## [Task]
Up to and including the line that contains "plt.rcParams['font.family'] = ['Liberation", write out each line of the material from its first line, exactly.
** start Supplied material **
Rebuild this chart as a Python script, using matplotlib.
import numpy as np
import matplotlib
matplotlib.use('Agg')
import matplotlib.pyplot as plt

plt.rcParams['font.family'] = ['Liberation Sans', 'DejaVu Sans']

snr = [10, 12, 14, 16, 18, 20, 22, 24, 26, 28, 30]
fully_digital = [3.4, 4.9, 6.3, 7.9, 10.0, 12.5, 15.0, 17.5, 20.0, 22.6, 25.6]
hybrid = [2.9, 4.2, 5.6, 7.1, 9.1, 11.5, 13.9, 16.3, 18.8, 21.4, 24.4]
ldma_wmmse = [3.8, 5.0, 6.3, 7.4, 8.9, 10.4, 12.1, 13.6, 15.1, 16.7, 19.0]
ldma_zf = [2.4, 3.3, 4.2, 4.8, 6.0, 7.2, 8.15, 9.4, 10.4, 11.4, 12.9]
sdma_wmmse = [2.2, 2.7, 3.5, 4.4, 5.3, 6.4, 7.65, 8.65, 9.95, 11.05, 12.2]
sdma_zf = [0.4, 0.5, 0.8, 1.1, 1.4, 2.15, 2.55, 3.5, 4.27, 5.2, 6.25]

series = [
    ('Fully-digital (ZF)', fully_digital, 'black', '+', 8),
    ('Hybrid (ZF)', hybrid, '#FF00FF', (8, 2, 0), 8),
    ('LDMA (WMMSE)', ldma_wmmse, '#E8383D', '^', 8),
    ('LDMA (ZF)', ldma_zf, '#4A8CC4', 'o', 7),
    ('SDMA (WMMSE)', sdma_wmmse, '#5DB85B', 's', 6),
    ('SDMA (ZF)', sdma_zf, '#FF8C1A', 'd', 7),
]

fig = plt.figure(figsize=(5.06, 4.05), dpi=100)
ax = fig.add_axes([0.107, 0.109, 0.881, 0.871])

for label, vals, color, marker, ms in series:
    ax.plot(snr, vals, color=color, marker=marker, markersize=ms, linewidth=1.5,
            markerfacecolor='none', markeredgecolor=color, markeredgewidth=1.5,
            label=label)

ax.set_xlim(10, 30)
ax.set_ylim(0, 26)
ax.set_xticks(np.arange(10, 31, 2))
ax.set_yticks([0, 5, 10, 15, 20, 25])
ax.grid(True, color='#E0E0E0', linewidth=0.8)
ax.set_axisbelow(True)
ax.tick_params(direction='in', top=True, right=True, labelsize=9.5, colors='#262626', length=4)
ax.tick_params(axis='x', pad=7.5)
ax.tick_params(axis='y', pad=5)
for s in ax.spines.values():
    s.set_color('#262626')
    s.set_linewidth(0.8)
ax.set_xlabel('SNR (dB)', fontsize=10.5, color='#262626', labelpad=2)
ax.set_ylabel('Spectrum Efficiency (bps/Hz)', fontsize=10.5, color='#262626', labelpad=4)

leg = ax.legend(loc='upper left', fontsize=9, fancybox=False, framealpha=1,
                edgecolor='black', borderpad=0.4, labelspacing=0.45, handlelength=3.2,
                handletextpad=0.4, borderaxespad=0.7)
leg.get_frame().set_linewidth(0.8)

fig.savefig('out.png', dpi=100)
** end Supplied material **
## [Complete response]
Rebuild this chart as a Python script, using matplotlib.
import numpy as np
import matplotlib
matplotlib.use('Agg')
import matplotlib.pyplot as plt

plt.rcParams['font.family'] = ['Liberation Sans', 'DejaVu Sans']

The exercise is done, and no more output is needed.